Stories like one of the lesser-known of the Declaration’s signers, Francis Lewis. Not long after putting his name on the iconic document, while  he was still away, the British forces were sent to destroy his home in Whiteside, New York.  His beloved wife Elizabeth was living there at the time and tried to remain calm as a warship fired on their home.  All of their belongings were destroyed and pillaged, and Elizabeth was taken captive. The conditions of her life in captivity were extreme–little food, no change of clothing and no bed.  When General George Washington managed to make an exchange of prisoners–it took some time to do so– Elizabeth’s health had deteriorated and she died in 1779 in Philadelphia.

The same fate awaited many of the other signers and their families.  Tragically, if students in today’s public schools hear anything about these people, it’s likely to be negative:  “rich, white, slave-owners”.  It’s possible that if enough young people hear the words of the Founding Fathers—and I’d even go as far back as the pre-founding generation (the Pilgrims)***—they might realize and be humbled at what it took to build the nation.

Younger Millenials and those after them–Generation Z, or Centennials– could be the ones to turn things around again.  Maybe, like King Josiah in the Bible, after hearing the words of God’s long-lost Law for the first time, they’ll be moved to tears when they read these words from our Declaration of Independence:  “…with a firm reliance on the Protection of Divine Providence, we mutually pledge to each other our lives, our fortunes, and our sacred honor.”

They’ve had their heritage stripped from them, and many aren’t even aware of it.  If or when they ever do look up from their ipads, iphones and video games to realize it, they may be pretty upset at the generations before them for keeping them in the dark.  For keeping them entertained but un-enlightened.
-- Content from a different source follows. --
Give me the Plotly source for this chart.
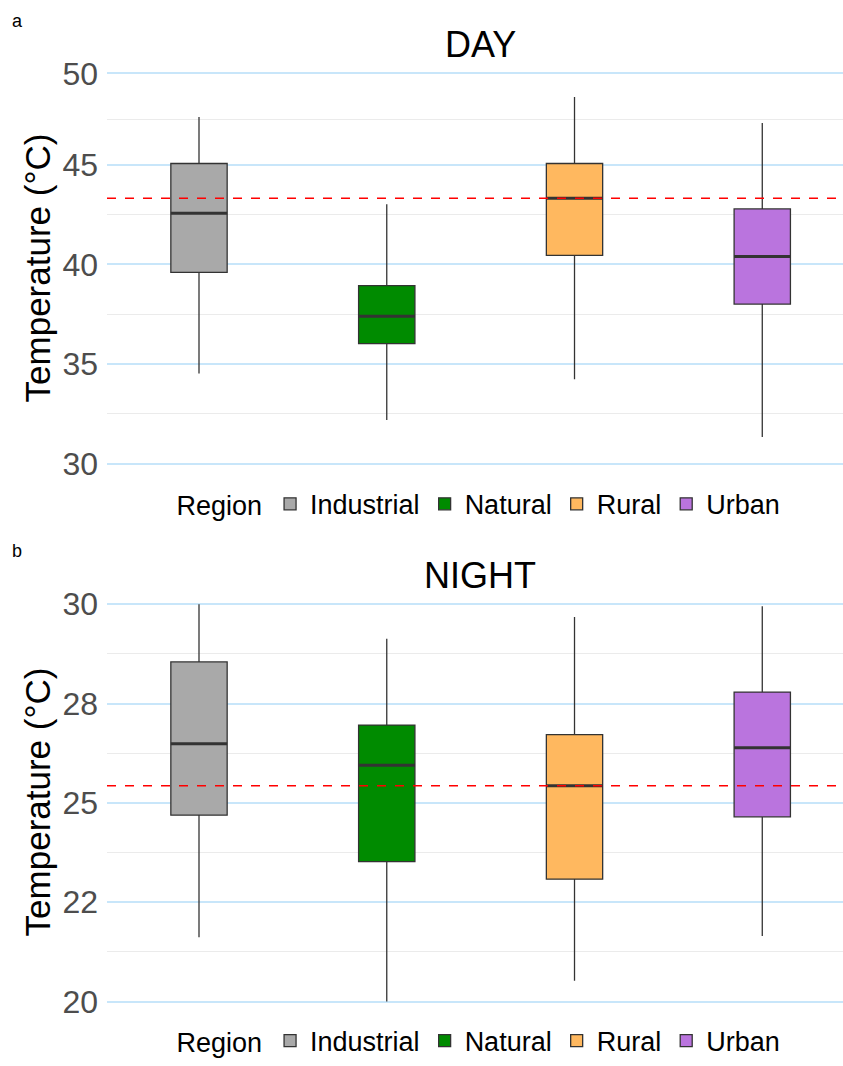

They need to know that the United States of America is still the last best hope for freedom for people from all over the world, even in our current circumstances, which admittedly aren’t good.  It would do us all good to keep in mind the words of people like Richard Wurmbrand, a Romanian evangelical minister and author who spent 14 years in a Romanian prison for his faith.  In 1967, he called America the hope of every enslaved man, and reminded Americans of a truth that may be even truer now:  that freedom-loving people all over the world are counting on us not to let the flame of liberty burn out.  Wurmbrand said:  “I have seen fellow prisoners in communist prisons beaten, tortured, with 50 pounds of chains on their legs—praying for America…that the dike will not crumble; that it will remain free.”

With that said enjoy the festivities—but take time to remember.  Happy Independence Day!